After landing from the Los Angeles to Narita flight yesterday, we headed over to the domestic terminal for our Narita to Nagoya flight on Japan Airlines. The domestic lounge is pretty simple, and I got caught up on email for a couple of hours. About 15 minutes before we were scheduled to board, my travel companion and I (or at least names slightly resembling ours’) were paged in the lounge. My friend was on a call, so I went to the desk for both of us, and was rather concerned about what might be wrong, since the flight still showed on time when I checked a few minutes earlier.
There were three agents standing there with frowns on their faces — “Mr. Lucky, I’m so very sorry, but is it okay if we give you a better seat?” I looked a bit surprised, though they had a laminated piece of paper with the aircraft’s seatmap. “Mr. Lucky, I’m so sorry, may I put you in 1K, this is a first class seat?” I said “that would be great, and where would my friend sit, in 2K or 1G?”
All three of them covered their mouths and let out a collective gasp. “I’m so sorry, you are traveling together?!” I said “yes,” and they said he would be in 1G, which is immediately across the aisle. I said I’m sure that would be just fine (given that the plane’s configuration is 1-1-1), and all three of them thanked me profusely and apologized once again, concerned this arrangement might not be okay since we would be seated so far apart.
The first class seats on this aircraft were JAL’s older model first class seats, the same one I flew in from Narita to New York a few years ago.
Since there’s still a trip report on the way, let me just hit on four points about the flight:
What are we, pre-boarding the cast from Dora the Explorer?
Here’s a close-up of who they’re actually trying to pre-board (cause obviously anyone under seven and over 65 wears a hat).
We flew right next to Mt. Fuji. Holy wow!
While the flight attendants were super-friendly, they make in-flight service at US airlines look impressive. The service onboard consisted exclusively of a beverage served in a small plastic cup with a lid.
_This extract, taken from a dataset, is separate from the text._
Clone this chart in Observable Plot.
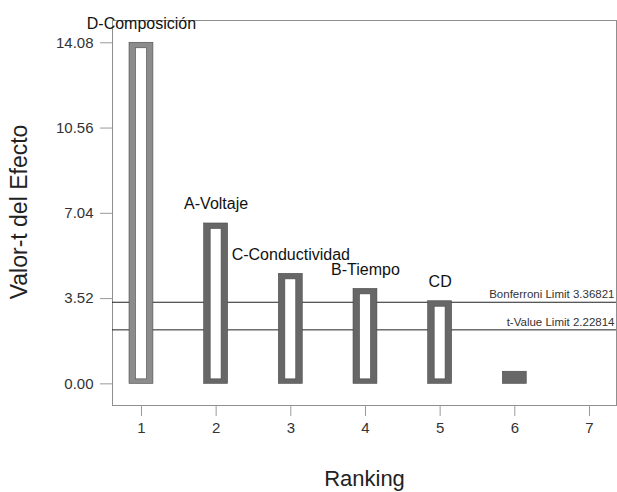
<!DOCTYPE html>
<html>
<head>
<meta charset="utf-8">
<script src="https://cdn.jsdelivr.net/npm/d3@7"></script>
<script src="https://cdn.jsdelivr.net/npm/@observablehq/plot@0.6"></script>
<style>
  html, body { margin: 0; padding: 0; background: #fff; }
  #chart { width: 617px; height: 492px; }
</style>
</head>
<body>
<div id="chart"></div>
<script>
// ---- data ----
const ranks = [1, 2, 3, 4, 5, 6];
const terms = ["D-Composición", "A-Voltaje", "C-Conductividad", "B-Tiempo", "CD", ""];
const tValues = [14.08, 6.62, 4.54, 3.92, 3.41, 0.5];

const limitNames = ["Bonferroni Limit", "t-Value Limit"];
const limitValues = [3.36821, 2.22814];

const yTicks = [0.00, 3.52, 7.04, 10.56, 14.08];
const xTicks = [1, 2, 3, 4, 5, 6, 7];

// ---- tables ----
const tLimit = limitValues[1];
const bars = ranks.map((r, i) => ({ rank: r, term: terms[i], t: tValues[i], hollow: tValues[i] > tLimit }));
const limits = limitNames.map((n, i) => ({ name: n, value: limitValues[i], label: `${n} ${limitValues[i]}` }));

const half = 0.16;
const font = "'Liberation Sans', Arial, Helvetica, sans-serif";

const chart = Plot.plot({
  width: 617,
  height: 492,
  marginLeft: 112,
  marginRight: 1,
  marginTop: 20,
  marginBottom: 87,
  style: { fontFamily: font, background: "#fff" },
  x: { domain: [0.612, 7.362] },
  y: { domain: [-0.894, 15.0] },
  marks: [
    Plot.frame({ stroke: "#8f8f8f" }),
    Plot.axisY({
      ticks: yTicks, tickFormat: d => d.toFixed(2), tickSize: 12, tickPadding: 7,
      fontSize: 15, label: null, stroke: "#9a9a9a", fill: "#333"
    }),
    Plot.axisX({
      ticks: xTicks, tickFormat: d => String(d), tickSize: 11, tickPadding: 6,
      fontSize: 15, label: null, stroke: "#9a9a9a", fill: "#333"
    }),
    Plot.ruleY(limits, { y: "value", stroke: "#222", strokeWidth: 1 }),
    Plot.text(limits, {
      y: "value", text: "label", frameAnchor: "right", textAnchor: "end",
      lineAnchor: "bottom", dx: -2, dy: -4, fontSize: 11.5, fill: "#333", letterSpacing: "-0.3px"
    }),
    // outer bars
    Plot.rect(bars, {
      x1: d => d.rank - half, x2: d => d.rank + half, y1: 0, y2: "t",
      fill: d => d.rank === 1 ? "#8c8c8c" : "#676767",
      stroke: "#4a4a4a", strokeWidth: 0.6
    }),
    // hollow interiors
    Plot.rect(bars.filter(d => d.hollow), {
      x1: d => d.rank - half, x2: d => d.rank + half, y1: 0, y2: "t",
      insetLeft: 6.5, insetRight: 6.5, insetTop: 5.5, insetBottom: 4.5,
      fill: "#fff", stroke: "#4a4a4a", strokeWidth: 0.6
    }),
    // term labels
    Plot.text(bars.filter(d => d.term), {
      x: "rank", y: "t", text: "term", lineAnchor: "bottom", dy: -14,
      fontSize: 16, fill: "#111"
    }),
    // axis titles
    Plot.text(["Valor-t del Efecto"], {
      frameAnchor: "left", textAnchor: "middle", lineAnchor: "middle",
      rotate: -90, dx: -93, dy: -1, fontSize: 23, fill: "#222"
    }),
    Plot.text(["Ranking"], {
      frameAnchor: "bottom", lineAnchor: "bottom", dy: 80, fontSize: 22, fill: "#222"
    })
  ]
});
document.getElementById("chart").appendChild(chart);
</script>
</body>
</html>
Turbulence and announcements
The flight was bumpy as could be. We were rocking and rolling the whole way. The funny thing is that the seatbelt sign stayed off for the entire flight, until we began our descent. When the seatbelt sign was turned on the purser said “ladies and gentlemen, we are expecting a little bit of turbulence, so the captain has turned on the seatbelt sign.” So, what have we been experiencing for the past 30 minutes? Funny enough there wasn’t a single bump for the rest of the flight once the seatbelt sign was turned on.
An all around enjoyable experience, and now I’m in Kyoto.